3. Connect with New People

I can easily get stuck in my own thought bubbles, in my own view of the world, even going so far as superimposing my view on others…at least in thought. I often rescue myself from this personal flaw by reading others’ thoughts about the world, life and how it all works via the written word (books are truly a gift). I’ve also found that I can rescue myself from the tendency to insulate my views, beliefs and perceptions though conversation.

I’m not talking about the casual chit chats we all have with each other daily. I’m talking about going deep on some topics with others, and most of the time in an unplanned fashion. In a two-hour lunch, it seems as though the best conversation comes at about the same time as the dessert tray or the bill, which is why I prefer to have no hard stop to any of these exchanges. It’s almost as though the conversation needs to reach deeper and deeper levels until we find our way to “the good stuff”, the stuff that makes for a memorable exchange that leaves both parties better off.

By having deep, meaningful conversations with others, I get to tap into not only what they care about and are most passionate about, but I tap into what I really think myself by way of having to explain it to another person. I get clear about what I want and discover opportunities to explore other endeavours and pursuits by learning about what others are up to and like or don’t like to do. Much of my personal growth happens via these conversations and it’s a shame that this type of exchange seems to be going the way of the dodo bird in this acedia-stricken society.

4. Diversify…Everything

Diversification isn’t relegated to my investment portfolio. Diversification in my personal and professional roles also brings peace of mind. By participating in a number of relationships, professional pursuits, learning and development-related activities, sports and crafts, community events, etc., I’m not overly invested in one thing, though they’re all important to me in one way or another. 

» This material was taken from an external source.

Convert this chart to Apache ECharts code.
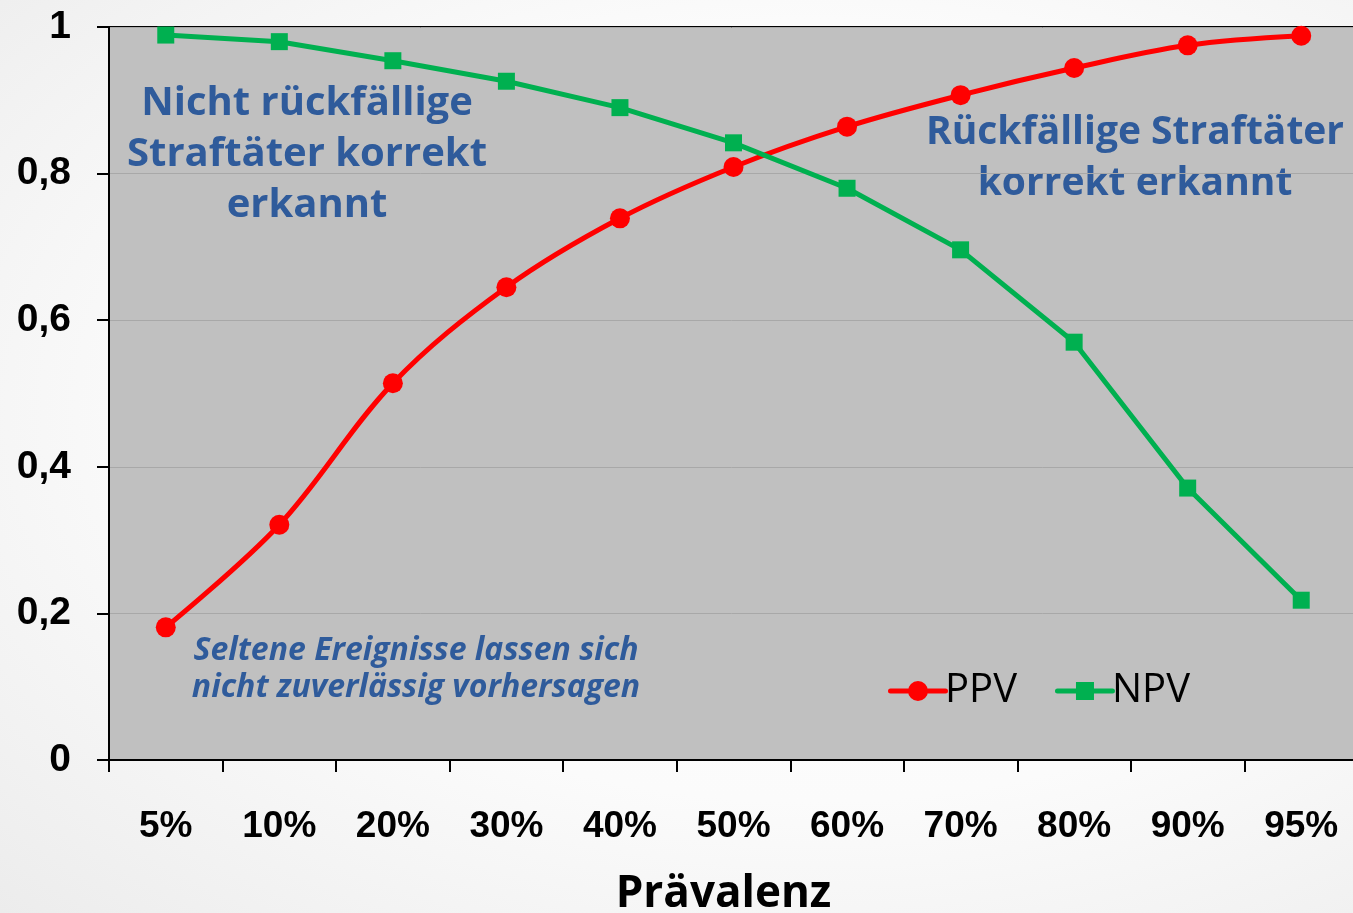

I currently identify with 22 roles: 6 relationship types, 8 professional pursuits and 8 personal interests. This large variety of roles helps round out who I am and enables me to discover skills, abilities and connections that span across roles. I’m regularly delighted to discover how two seemingly disparate roles are connected in some way, shape or form.

The beauty of this arrangement is that when one role disappears, either unintentionally or intentionally, I can usually simply move on, because so many other activities and interests are worth tending to. Not so say it’s easy to move on from something I’m passionate about, but what I know is that I can see it as an opportunity to focus on doing more with what remains or start a whole new project. 

Further, I fundamentally believe that having a variety of roles makes me better at everything I do. Ideas generated in one area often apply or offer additional insights in another. There’s a multiplier effect we don’t benefit from when we’re too specialized and narrow our focus in a way that effectively tunes out too much of the world.

The paradox: quitting is a source of grit (and happiness).

To sum up the above, I’ve learned that:

  • in order to optimize my happiness,
  • to make room for new and better things and
  • to make room for things that fit me in my life at present
‘Never give up’ is bad advice. Real winners won’t hesitate to walk away from an unsuccessful venture. Master the art of moving on by learning when to quit and when to keep going. p. 287

The real secret is that selective quitting is a powerful practice—you just need to learn when to give up and when to keep going. p. 289
— Chris Guillebeau, Born for This (2016)

I have to be a quitter. Were I not an accomplished quitter, I would:

  • experience a greater sense of stagnation in my activities and in the quality of my work and relationships; 
  • experience a reduced sense of self—because learning and discovery are essential to an examined life; and I know I would 
  • be a less capable and confident version of who I am today and this “I got this” belief is what makes it possible to do what I do every day.

I hope I never stop quitting. My success and wellbeing depend on it.